_What is expected_
Pictures in the entries below are to be left out; otherwise, reproduce exactly the lines from the first through the line containing "plt.rcParams['font.weight'] = 'bold'".

--- Begin ---

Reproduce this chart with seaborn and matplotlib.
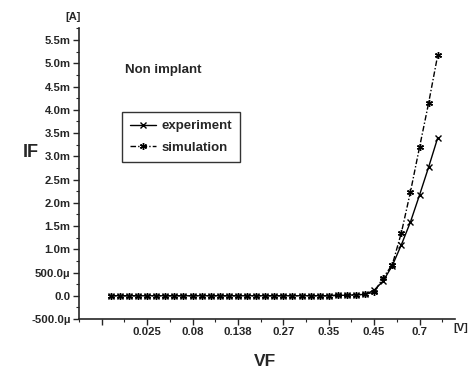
import matplotlib
matplotlib.use('Agg')
import matplotlib.pyplot as plt
import seaborn as sns
import pandas as pd

# measurement points (equally spaced on the plot's x axis)
step = list(range(37))

# IF in mA
experiment = [0.0, 0.0, 0.0, 0.0, 0.0, 0.0, 0.0, 0.0, 0.0, 0.0,
              0.0, 0.0, 0.0, 0.0, 0.0, 0.0, 0.0, 0.0, 0.0, 0.0,
              0.0, 0.0, 0.0, 0.0, 0.0, 0.01, 0.01, 0.02, 0.03,
              0.12, 0.32, 0.65, 1.10, 1.59, 2.17, 2.77, 3.40]
simulation = [0.0, 0.0, 0.0, 0.0, 0.0, 0.0, 0.0, 0.0, 0.0, 0.0,
              0.0, 0.0, 0.0, 0.0, 0.0, 0.0, 0.0, 0.0, 0.0, 0.0,
              0.0, 0.0, 0.0, 0.0, 0.0, 0.01, 0.01, 0.02, 0.03,
              0.08, 0.39, 0.67, 1.36, 2.24, 3.20, 4.15, 5.18]

# axis labelling
x_tick_pos = [-1, 4, 9, 14, 19, 24, 29, 34]
x_tick_labels = ['', '0.025', '0.08', '0.138', '0.27', '0.35', '0.45', '0.7']
y_tick_pos = [-0.5, 0.0, 0.5, 1.0, 1.5, 2.0, 2.5, 3.0, 3.5, 4.0, 4.5, 5.0, 5.5]
y_tick_labels = ['-500.0\u00b5', '0.0', '500.0\u00b5', '1.0m', '1.5m', '2.0m', '2.5m',
                 '3.0m', '3.5m', '4.0m', '4.5m', '5.0m', '5.5m']

df = pd.DataFrame({
    'VF': step + step,
    'IF': experiment + simulation,
    'series': ['experiment'] * len(step) + ['simulation'] * len(step),
})

sns.set_style('ticks')
plt.rcParams['font.family'] = ['Liberation Sans', 'DejaVu Sans']
plt.rcParams['font.weight'] = 'bold'

fig = plt.figure(figsize=(4.69, 3.73), dpi=100)
ax = fig.add_axes([79 / 469, 1 - 319 / 373, (455 - 79) / 469, (319 - 28) / 373])

sns.lineplot(data=df, x='VF', y='IF', hue='series', style='series', ax=ax,
             palette={'experiment': 'black', 'simulation': 'black'},
             markers={'experiment': 'x', 'simulation': (6, 2, 0)},
             dashes={'experiment': '', 'simulation': (4, 1.5, 1, 1.5)},
             markersize=5, markeredgewidth=1.0, markeredgecolor='black',
             linewidth=1.0)

ax.set_xlim(-3.4, 37.9)
ax.set_ylim(-0.5, 5.76)
ax.set_xticks(x_tick_pos)
ax.set_xticklabels(x_tick_labels)
ax.set_xticks([p + 2.5 for p in x_tick_pos] + [-3.5], minor=True)
ax.set_yticks(y_tick_pos)
ax.set_yticklabels(y_tick_labels)
ax.set_yticks([v + 0.25 for v in y_tick_pos], minor=True)
ax.tick_params(axis='both', which='major', direction='out', length=4, width=1,
               labelsize=8.2, pad=2)
ax.tick_params(axis='both', which='minor', direction='out', length=2, width=0.8)
for lbl in ax.get_xticklabels() + ax.get_yticklabels():
    lbl.set_fontweight('bold')
ax.set_xlabel('')
ax.set_ylabel('')
sns.despine(ax=ax)
for s in ['left', 'bottom']:
    ax.spines[s].set_linewidth(1.2)

leg = ax.legend(loc='upper left', bbox_to_anchor=(0.114, 0.711), borderaxespad=0,
                frameon=True, fancybox=False, edgecolor='black', fontsize=9.5,
                handlelength=2.0, handletextpad=0.4, borderpad=0.6, labelspacing=0.7)
leg.get_frame().set_linewidth(1.0)
for t in leg.get_texts():
    t.set_fontweight('bold')

ax.text(0.122, 0.856, 'Non implant', transform=ax.transAxes, fontsize=9.5,
        fontweight='bold', va='center', ha='left')
ax.text(-0.016, 1.038, '[A]', transform=ax.transAxes, fontsize=8,
        fontweight='bold', va='center', ha='center')
fig.text(461 / 469, 1 - 328 / 373, '[V]', fontsize=8, fontweight='bold',
         ha='center', va='center')
fig.text(31 / 469, 1 - 152 / 373, 'IF', fontsize=13, fontweight='bold',
         ha='center', va='center')
fig.text(265 / 469, 1 - 362 / 373, 'VF', fontsize=12.5, fontweight='bold',
         ha='center', va='center')

plt.savefig('out.png', dpi=100)
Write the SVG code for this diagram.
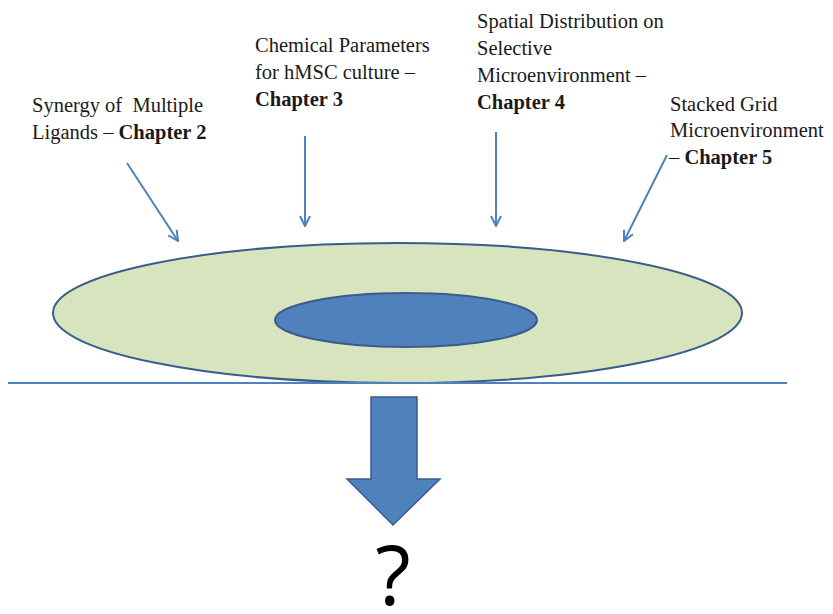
<svg xmlns="http://www.w3.org/2000/svg" width="833" height="614" viewBox="0 0 833 614">
<defs>
<style>
.t{font-family:"Liberation Serif","Times New Roman",serif;font-size:20.5px;fill:#1a1a1a}
.b{font-weight:bold}
.c{stroke:#4f81bd;stroke-width:2;fill:none}
</style>
<marker id="ah" viewBox="0 0 12 12" refX="11" refY="6" markerWidth="12" markerHeight="12" markerUnits="userSpaceOnUse" orient="auto">
<path d="M1,1 L11,6 L1,11" fill="none" stroke="#4f81bd" stroke-width="2"/>
</marker>
</defs>
<rect width="833" height="614" fill="#fff"/>
<g id="cell">
<ellipse cx="397.5" cy="313" rx="344.5" ry="70" fill="#d7e4bd" stroke="#385d8a" stroke-width="2"/>
</g>
<g id="nucleus">
<ellipse cx="406" cy="320" rx="131" ry="27" fill="#4f81bd" stroke="#385d8a" stroke-width="2"/>
</g>
<g id="surface">
<line x1="8" y1="383" x2="787" y2="383" stroke="#4f81bd" stroke-width="2"/>
</g>
<g id="label-ch2">
<text class="t" x="32" y="112">Synergy of&#160; Multiple</text>
<text class="t" x="32" y="139">Ligands – <tspan class="b">Chapter 2</tspan></text>
</g>
<g id="label-ch3">
<text class="t" x="255" y="52">Chemical Parameters</text>
<text class="t" x="255" y="79">for hMSC culture –</text>
<text class="t b" x="255" y="106">Chapter 3</text>
</g>
<g id="label-ch4">
<text class="t" x="477" y="28">Spatial Distribution on</text>
<text class="t" x="477" y="55">Selective</text>
<text class="t" x="477" y="82">Microenvironment –</text>
<text class="t b" x="477" y="109">Chapter 4</text>
</g>
<g id="label-ch5">
<text class="t" x="670" y="111">Stacked Grid</text>
<text class="t" x="670" y="137">Microenvironment</text>
<text class="t" x="669" y="164">– <tspan class="b">Chapter 5</tspan></text>
</g>
<g id="connectors">
<line class="c" x1="127" y1="163" x2="178" y2="241" marker-end="url(#ah)"/>
<line class="c" x1="305" y1="136" x2="305" y2="226" marker-end="url(#ah)"/>
<line class="c" x1="496" y1="132" x2="496" y2="226" marker-end="url(#ah)"/>
<line class="c" x1="667" y1="155" x2="624" y2="241" marker-end="url(#ah)"/>
</g>
<g id="result-arrow">
<polygon points="371,397 417,397 417,479 440,479 393,525 347,479 371,479" fill="#4f81bd" stroke="#385d8a" stroke-width="1.5"/>
</g>
<g id="question">
<text x="393" y="605" text-anchor="middle" style="font-family:'Open Sans','Liberation Sans',sans-serif;font-size:82px;fill:#000">?</text>
</g>
</svg>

--- End ---

_The response_
Reproduce this chart with seaborn and matplotlib.
import matplotlib
matplotlib.use('Agg')
import matplotlib.pyplot as plt
import seaborn as sns
import pandas as pd

# measurement points (equally spaced on the plot's x axis)
step = list(range(37))

# IF in mA
experiment = [0.0, 0.0, 0.0, 0.0, 0.0, 0.0, 0.0, 0.0, 0.0, 0.0,
              0.0, 0.0, 0.0, 0.0, 0.0, 0.0, 0.0, 0.0, 0.0, 0.0,
              0.0, 0.0, 0.0, 0.0, 0.0, 0.01, 0.01, 0.02, 0.03,
              0.12, 0.32, 0.65, 1.10, 1.59, 2.17, 2.77, 3.40]
simulation = [0.0, 0.0, 0.0, 0.0, 0.0, 0.0, 0.0, 0.0, 0.0, 0.0,
              0.0, 0.0, 0.0, 0.0, 0.0, 0.0, 0.0, 0.0, 0.0, 0.0,
              0.0, 0.0, 0.0, 0.0, 0.0, 0.01, 0.01, 0.02, 0.03,
              0.08, 0.39, 0.67, 1.36, 2.24, 3.20, 4.15, 5.18]

# axis labelling
x_tick_pos = [-1, 4, 9, 14, 19, 24, 29, 34]
x_tick_labels = ['', '0.025', '0.08', '0.138', '0.27', '0.35', '0.45', '0.7']
y_tick_pos = [-0.5, 0.0, 0.5, 1.0, 1.5, 2.0, 2.5, 3.0, 3.5, 4.0, 4.5, 5.0, 5.5]
y_tick_labels = ['-500.0\u00b5', '0.0', '500.0\u00b5', '1.0m', '1.5m', '2.0m', '2.5m',
                 '3.0m', '3.5m', '4.0m', '4.5m', '5.0m', '5.5m']

df = pd.DataFrame({
    'VF': step + step,
    'IF': experiment + simulation,
    'series': ['experiment'] * len(step) + ['simulation'] * len(step),
})

sns.set_style('ticks')
plt.rcParams['font.family'] = ['Liberation Sans', 'DejaVu Sans']
plt.rcParams['font.weight'] = 'bold'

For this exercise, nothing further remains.